The Savage4 Pro Xtreme dishes out excellent image quality, Quake III, Expendable et .al all looked the part in crystal clear 32-bit color. But obviously, the frame rates just weren't as fast as those seen on nippy but more expensive UltraTNT2. However, if you're not fussed about any of the above and just crave raw, cheap and fast 16-bit performance you can always pick up a $100 Voodoo3.
You're kidding, right? This board was one of a kind and as soon as we get more of them into the lab we'll be sure to extensively push the envelope on the Savage 4 Pro Xtreme. Sorry.
This little number is due to start shipping by September and will be available by at retail by mid-September. So those of you not yet on the 3D-card bandwagon have yet another option to consider. If $130 is 'all your momma allows you to spend' (sorry about the Full Metal Jacket line), then Diamond's Stealth III S540 Xtreme is probably going to be a quick and easy fix. With its AGP 4X compliance, 32MB and 32-bit color support it'll be just as if not more attractive to OEM system integrators to boot.

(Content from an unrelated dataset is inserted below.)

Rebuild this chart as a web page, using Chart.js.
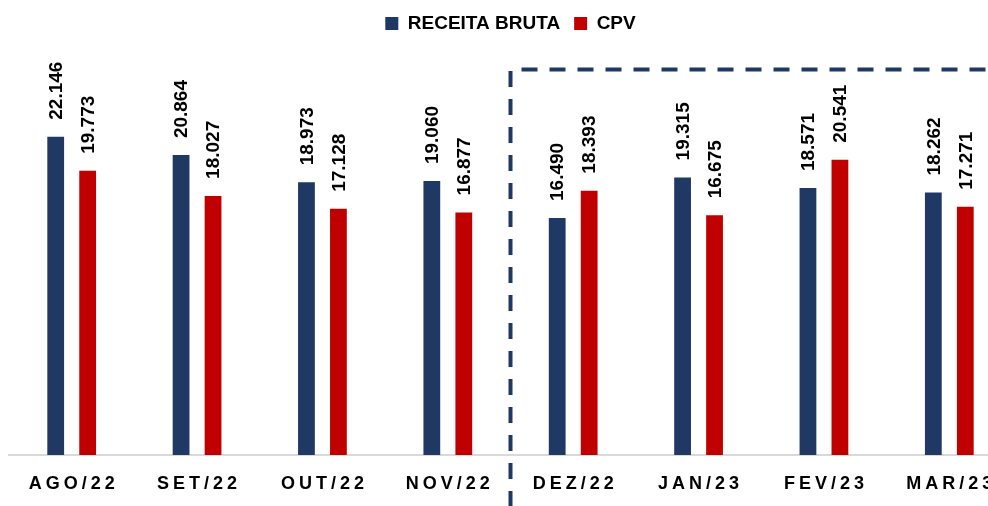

You bought a Savage4Pro+ based Diamond Stealth SIII 540 last week, didn't you? Come on own up. We're not sure if any upgrade/exchange program will be offered to existing Stealth III S540 owners. What we will say is that the benchmarks showed significant performance increases that really make 800x600x32 a very acceptable resolution as opposed to 640x480x32 for lower-clocked versions.